■ **TASK GOAL**:
Starting at the first line of the data, print each line verbatim up to and including the line bearing "1223, 305, 1338, 54, 1674, 173, 1236, 345, 46];", omitting pictures.

■ **SOURCE MATERIAL**:
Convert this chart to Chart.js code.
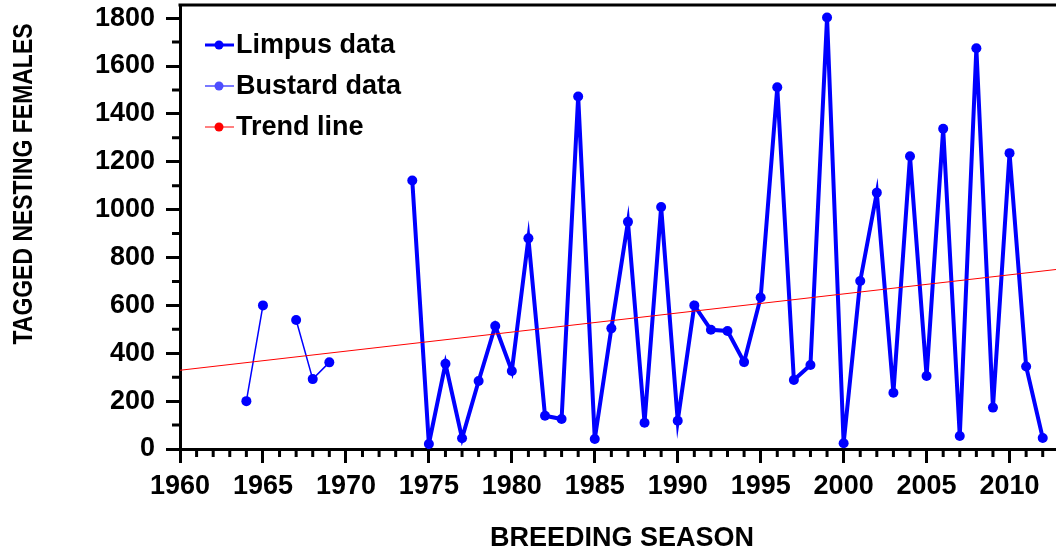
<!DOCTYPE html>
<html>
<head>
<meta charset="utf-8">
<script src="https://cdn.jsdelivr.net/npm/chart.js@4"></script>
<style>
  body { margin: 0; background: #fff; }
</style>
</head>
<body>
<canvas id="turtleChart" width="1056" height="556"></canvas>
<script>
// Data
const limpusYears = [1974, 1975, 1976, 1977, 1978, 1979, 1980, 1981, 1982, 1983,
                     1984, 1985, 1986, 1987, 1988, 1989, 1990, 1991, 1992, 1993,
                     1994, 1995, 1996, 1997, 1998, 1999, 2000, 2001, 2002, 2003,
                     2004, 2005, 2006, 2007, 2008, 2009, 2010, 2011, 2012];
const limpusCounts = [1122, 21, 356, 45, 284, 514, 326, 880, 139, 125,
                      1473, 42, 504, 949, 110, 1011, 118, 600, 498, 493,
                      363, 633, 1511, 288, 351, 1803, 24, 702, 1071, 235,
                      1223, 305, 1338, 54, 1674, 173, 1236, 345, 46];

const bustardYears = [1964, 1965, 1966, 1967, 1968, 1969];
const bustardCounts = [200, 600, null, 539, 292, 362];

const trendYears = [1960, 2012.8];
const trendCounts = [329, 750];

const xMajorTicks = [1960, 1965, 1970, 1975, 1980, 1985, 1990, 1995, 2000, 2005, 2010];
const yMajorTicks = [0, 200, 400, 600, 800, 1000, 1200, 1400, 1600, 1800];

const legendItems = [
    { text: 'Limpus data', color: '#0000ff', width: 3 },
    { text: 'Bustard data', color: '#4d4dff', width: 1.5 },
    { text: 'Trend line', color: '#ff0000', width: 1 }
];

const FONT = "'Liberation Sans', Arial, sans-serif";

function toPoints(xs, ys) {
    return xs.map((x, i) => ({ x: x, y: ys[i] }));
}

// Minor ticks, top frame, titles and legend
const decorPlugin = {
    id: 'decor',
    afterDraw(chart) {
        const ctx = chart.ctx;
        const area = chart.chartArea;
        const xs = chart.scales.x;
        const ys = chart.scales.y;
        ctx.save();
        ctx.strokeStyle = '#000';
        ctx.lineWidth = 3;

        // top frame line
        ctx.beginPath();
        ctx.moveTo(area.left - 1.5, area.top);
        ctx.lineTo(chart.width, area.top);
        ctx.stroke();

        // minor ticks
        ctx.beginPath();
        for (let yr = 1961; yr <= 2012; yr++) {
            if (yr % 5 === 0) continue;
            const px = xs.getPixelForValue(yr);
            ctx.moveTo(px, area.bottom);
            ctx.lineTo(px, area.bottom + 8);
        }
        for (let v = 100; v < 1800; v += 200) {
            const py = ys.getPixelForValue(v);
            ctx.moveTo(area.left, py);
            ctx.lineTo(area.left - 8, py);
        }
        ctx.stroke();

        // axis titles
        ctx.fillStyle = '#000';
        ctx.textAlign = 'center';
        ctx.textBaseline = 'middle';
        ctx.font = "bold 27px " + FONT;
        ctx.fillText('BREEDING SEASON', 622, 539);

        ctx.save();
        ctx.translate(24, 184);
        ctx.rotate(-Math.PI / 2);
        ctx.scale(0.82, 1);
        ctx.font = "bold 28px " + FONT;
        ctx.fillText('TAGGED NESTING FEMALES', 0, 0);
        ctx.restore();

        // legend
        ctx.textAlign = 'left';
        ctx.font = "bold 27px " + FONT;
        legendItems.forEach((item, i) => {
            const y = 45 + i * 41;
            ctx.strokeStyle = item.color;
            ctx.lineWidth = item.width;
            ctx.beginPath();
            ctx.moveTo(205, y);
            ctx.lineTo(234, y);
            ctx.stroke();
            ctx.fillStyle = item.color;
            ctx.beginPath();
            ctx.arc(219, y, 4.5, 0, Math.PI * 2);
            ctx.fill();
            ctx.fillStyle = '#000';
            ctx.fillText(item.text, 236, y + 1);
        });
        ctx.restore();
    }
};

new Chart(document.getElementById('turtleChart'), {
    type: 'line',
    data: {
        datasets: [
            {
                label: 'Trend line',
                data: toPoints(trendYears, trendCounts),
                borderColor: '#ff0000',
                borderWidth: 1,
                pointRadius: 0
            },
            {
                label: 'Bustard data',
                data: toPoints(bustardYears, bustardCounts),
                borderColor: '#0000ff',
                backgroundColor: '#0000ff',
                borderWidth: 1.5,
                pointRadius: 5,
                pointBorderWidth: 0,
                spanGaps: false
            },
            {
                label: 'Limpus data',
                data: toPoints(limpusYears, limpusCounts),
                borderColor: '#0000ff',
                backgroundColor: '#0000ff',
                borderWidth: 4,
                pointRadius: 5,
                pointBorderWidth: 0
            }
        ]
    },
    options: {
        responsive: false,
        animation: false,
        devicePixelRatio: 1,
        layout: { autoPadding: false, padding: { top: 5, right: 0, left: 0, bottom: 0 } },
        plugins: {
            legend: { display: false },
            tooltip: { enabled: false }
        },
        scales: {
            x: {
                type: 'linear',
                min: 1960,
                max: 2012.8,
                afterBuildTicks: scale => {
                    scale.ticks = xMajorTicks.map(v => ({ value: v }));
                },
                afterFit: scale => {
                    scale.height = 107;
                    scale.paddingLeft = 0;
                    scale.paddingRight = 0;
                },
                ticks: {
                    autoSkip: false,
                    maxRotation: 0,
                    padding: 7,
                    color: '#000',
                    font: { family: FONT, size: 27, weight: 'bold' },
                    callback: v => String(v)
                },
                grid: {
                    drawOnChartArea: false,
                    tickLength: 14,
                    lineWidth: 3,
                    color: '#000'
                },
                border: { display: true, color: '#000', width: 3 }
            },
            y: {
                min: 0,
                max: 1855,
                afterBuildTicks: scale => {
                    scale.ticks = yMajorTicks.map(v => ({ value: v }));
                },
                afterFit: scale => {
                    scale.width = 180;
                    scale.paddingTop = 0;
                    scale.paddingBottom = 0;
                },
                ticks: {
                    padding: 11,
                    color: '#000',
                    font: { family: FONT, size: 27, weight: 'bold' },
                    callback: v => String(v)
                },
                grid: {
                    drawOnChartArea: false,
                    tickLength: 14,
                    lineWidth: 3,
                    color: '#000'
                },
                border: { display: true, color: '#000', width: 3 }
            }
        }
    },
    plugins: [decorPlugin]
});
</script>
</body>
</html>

■ **EXERCISE OUTPUT**:
Convert this chart to Chart.js code.
<!DOCTYPE html>
<html>
<head>
<meta charset="utf-8">
<script src="https://cdn.jsdelivr.net/npm/chart.js@4"></script>
<style>
  body { margin: 0; background: #fff; }
</style>
</head>
<body>
<canvas id="turtleChart" width="1056" height="556"></canvas>
<script>
// Data
const limpusYears = [1974, 1975, 1976, 1977, 1978, 1979, 1980, 1981, 1982, 1983,
                     1984, 1985, 1986, 1987, 1988, 1989, 1990, 1991, 1992, 1993,
                     1994, 1995, 1996, 1997, 1998, 1999, 2000, 2001, 2002, 2003,
                     2004, 2005, 2006, 2007, 2008, 2009, 2010, 2011, 2012];
const limpusCounts = [1122, 21, 356, 45, 284, 514, 326, 880, 139, 125,
                      1473, 42, 504, 949, 110, 1011, 118, 600, 498, 493,
                      363, 633, 1511, 288, 351, 1803, 24, 702, 1071, 235,
                      1223, 305, 1338, 54, 1674, 173, 1236, 345, 46];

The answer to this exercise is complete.